2018-11-11 machinelearning tensorflow

Data Augmentationは学習データを加工したものを学習データに加えることで数を増やすというもの。加工したデータには通常元のものと同じラベルが付くことになるが、例えば画像を反転や回転させても元々のものと同じだと認識されるべきだとしたら妥当だ。つまり、なんでもすれば良いわけではなくデータセットに応じた、元のデータと同じラベルが付くような加工をする必要があり、裏を返せばそのような違いがあっても同じものであることをモデルに学習させることができる。

今回はData Augmentationで行われる加工をTensorFlowやnumpyの関数でおなじみLennaの画像に行う。

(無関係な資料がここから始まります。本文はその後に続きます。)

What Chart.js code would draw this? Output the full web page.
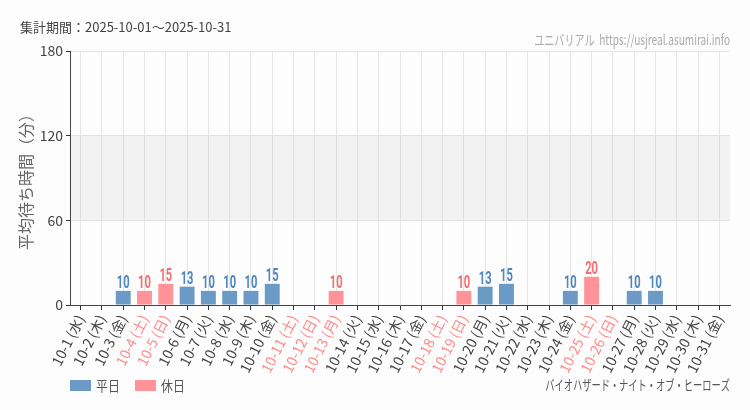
<!DOCTYPE html>
<html>
<head>
<meta charset="utf-8">
<script src="https://cdn.jsdelivr.net/npm/chart.js@4/dist/chart.umd.min.js"></script>
<style>
  html, body { margin: 0; padding: 0; background: #fcfdfc; }
  #wrap { width: 750px; height: 410px; position: relative; }
</style>
</head>
<body>
<div id="wrap"><canvas id="waitChart" width="750" height="410"></canvas></div>
<script>
// Data
const days = ['10-1', '10-2', '10-3', '10-4', '10-5', '10-6', '10-7', '10-8', '10-9', '10-10',
    '10-11', '10-12', '10-13', '10-14', '10-15', '10-16', '10-17', '10-18', '10-19', '10-20',
    '10-21', '10-22', '10-23', '10-24', '10-25', '10-26', '10-27', '10-28', '10-29', '10-30', '10-31'];
const weekdays = ['水', '木', '金', '土', '日', '月', '火', '水', '木', '金',
    '土', '日', '月', '火', '水', '木', '金', '土', '日', '月',
    '火', '水', '木', '金', '土', '日', '月', '火', '水', '木', '金'];
const holidayFlags = [0, 0, 0, 1, 1, 0, 0, 0, 0, 0,
    1, 1, 1, 0, 0, 0, 0, 1, 1, 0,
    0, 0, 0, 0, 1, 1, 0, 0, 0, 0, 0];
const waitMinutes = [null, null, 10, 10, 15, 13, 10, 10, 10, 15,
    null, null, 10, null, null, null, null, null, 10, 13,
    15, null, null, 10, 20, null, 10, 10, null, null, null];
const yTicks = [0, 60, 120, 180];

const BLUE = '#6b9ac7';
const PINK = '#ff9398';
const BLUE_TEXT = '#4f87bf';
const PINK_TEXT = '#f56e72';
const CJK = '"Noto Sans CJK JP", "Noto Sans", sans-serif';

const labels = days.map((d, i) => d + ' (' + weekdays[i] + ')');
const weekdayData = waitMinutes.map((v, i) => holidayFlags[i] ? null : v);
const holidayData = waitMinutes.map((v, i) => holidayFlags[i] ? v : null);

// draw text squeezed horizontally (the original uses a condensed face)
function drawNarrow(ctx, text, x, y, font, sx, align) {
    ctx.save();
    ctx.font = font;
    ctx.textAlign = align;
    ctx.translate(x, y);
    ctx.scale(sx, 1);
    ctx.fillText(text, 0, 0);
    ctx.restore();
}

// shaded band between 60 and 120
const bandPlugin = {
    id: 'band',
    beforeDatasetsDraw(chart) {
        const { ctx, chartArea, scales } = chart;
        const y1 = scales.y.getPixelForValue(120);
        const y2 = scales.y.getPixelForValue(60);
        ctx.save();
        ctx.fillStyle = 'rgba(0,0,0,0.045)';
        ctx.fillRect(chartArea.left, y1, chartArea.right - chartArea.left, y2 - y1);
        ctx.restore();
    }
};

// value labels above bars
const valueLabels = {
    id: 'valueLabels',
    afterDatasetsDraw(chart) {
        const { ctx } = chart;
        ctx.save();
        ctx.textBaseline = 'alphabetic';
        chart.data.datasets.forEach((ds, di) => {
            chart.getDatasetMeta(di).data.forEach((bar, i) => {
                const v = ds.data[i];
                if (v == null) return;
                ctx.fillStyle = di === 0 ? BLUE_TEXT : PINK_TEXT;
                drawNarrow(ctx, String(v), bar.x, bar.y - 3, 'bold 18px Roboto', 0.62, 'center');
            });
        });
        ctx.restore();
    }
};

// header, footer and legend texts
const textPlugin = {
    id: 'texts',
    afterDraw(chart) {
        const { ctx } = chart;
        ctx.save();
        ctx.textBaseline = 'middle';
        ctx.fillStyle = '#444';
        ctx.font = '13px ' + CJK;
        ctx.textAlign = 'left';
        ctx.fillText('集計期間：2025-10-01～2025-10-31', 20, 27);

        ctx.fillStyle = '#aaa';
        drawNarrow(ctx, 'ユニバリアル  https://usjreal.asumirai.info', 730, 40, '14px ' + CJK, 0.72, 'right');

        ctx.fillStyle = '#555';
        drawNarrow(ctx, 'バイオハザード・ナイト・オブ・ヒーローズ', 730, 385, '14px ' + CJK, 0.66, 'right');

        // legend
        const items = [[BLUE, '平日', 70], [PINK, '休日', 135]];
        items.forEach(([c, t, x]) => {
            ctx.fillStyle = c;
            ctx.fillRect(x, 380, 21, 11);
            ctx.fillStyle = '#555';
            drawNarrow(ctx, t, x + 26, 386, '14px ' + CJK, 0.85, 'left');
        });
        ctx.restore();
    }
};

new Chart(document.getElementById('waitChart'), {
    type: 'bar',
    data: {
        labels,
        datasets: [
            { label: '平日', data: weekdayData, backgroundColor: BLUE, barPercentage: 0.7, categoryPercentage: 1.0 },
            { label: '休日', data: holidayData, backgroundColor: PINK, barPercentage: 0.7, categoryPercentage: 1.0 }
        ]
    },
    options: {
        responsive: false,
        animation: false,
        layout: { padding: { top: 51, left: 12, right: 20, bottom: 0 } },
        plugins: {
            legend: { display: false },
            tooltip: { enabled: false }
        },
        scales: {
            x: {
                stacked: true,
                afterFit: (scale) => { scale.height = 105; },
                grid: { offset: false, color: '#e6e6e6', tickColor: '#333', tickLength: 5 },
                border: { color: '#444', width: 1 },
                ticks: {
                    autoSkip: false,
                    maxRotation: 63,
                    minRotation: 63,
                    padding: 2,
                    font: { size: 14, family: CJK },
                    color: (c) => holidayFlags[c.index] ? '#ff8a8a' : '#444'
                }
            },
            y: {
                stacked: true,
                min: 0,
                max: 180,
                afterFit: (scale) => { scale.width = 58; },
                afterBuildTicks: (scale) => { scale.ticks = yTicks.map(v => ({ value: v })); },
                grid: { color: '#e6e6e6', tickColor: '#333', tickLength: 4 },
                border: { color: '#444', width: 1 },
                ticks: { padding: 3, color: '#444', font: { size: 14, family: CJK } },
                title: { display: true, text: '平均待ち時間（分）', color: '#666', font: { size: 16, family: CJK } }
            }
        }
    },
    plugins: [bandPlugin, valueLabels, textPlugin]
});
</script>
</body>
</html>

必要なパッケージと画像をimportする。Jupyter Notebooksで実行する。

%matplotlib inline
from PIL import Image
import matplotlib.pyplot as plt
import numpy as np
import tensorflow as tf
im = Image.open("lenna.png", "r")

Flipping

左右と上下の反転。randomは1/2で反転する。

fliph = tf.image.flip_left_right(im)
flipv = tf.image.flip_up_down(im)

with tf.Session() as sess:
    results = sess.run([fliph, flipv])
plt.imshow(np.hstack(results))

Rotating

rot90()

反時計周りに90度回転させる。

rot90 = tf.image.rot90(im)

with tf.Session() as sess:
    results = sess.run([rot90])
plt.imshow(np.hstack(results))

Cropping

中央と一部分の切り取り。

central_crop = tf.image.central_crop(im, 0.7)
crop_to_box =  tf.image.crop_to_bounding_box(im, 50, 50, 100, 100)
ops = [tf.cast(tf.image.resize_images(op, (200, 200)), tf.uint8) for op in [central_crop, crop_to_box]]
with tf.Session() as sess:
    results = sess.run(ops)
plt.imshow(np.hstack(results))

Cutout

以下の論文にあるランダムな正方形の領域をマスキングすることで、画像の一部分だけではなくなるべく全体のコンテキストを使わせる手法。

Terrance DeVries, Graham W. Taylor (2017) Improved Regularization of Convolutional Neural Networks with Cutout

numpyの関数 - sambaiz-net

def random_cutout(image, size = 100):
    w = image.shape[0]
    h = image.shape[1]
    mask = np.ones((w, h, 3), np.uint8)
    x = np.random.randint(w)
    y = np.random.randint(h)
    x1 = np.clip(x - size // 2, 0, w)
    x2 = np.clip(x + size // 2, 0, w)
    y1 = np.clip(y - size // 2, 0, h)
    y2 = np.clip(y + size // 2, 0, h)
    mask[x1: x2, y1: y2] = 0
    return im * mask

result = random_cutout(np.array(im))
plt.imshow(result)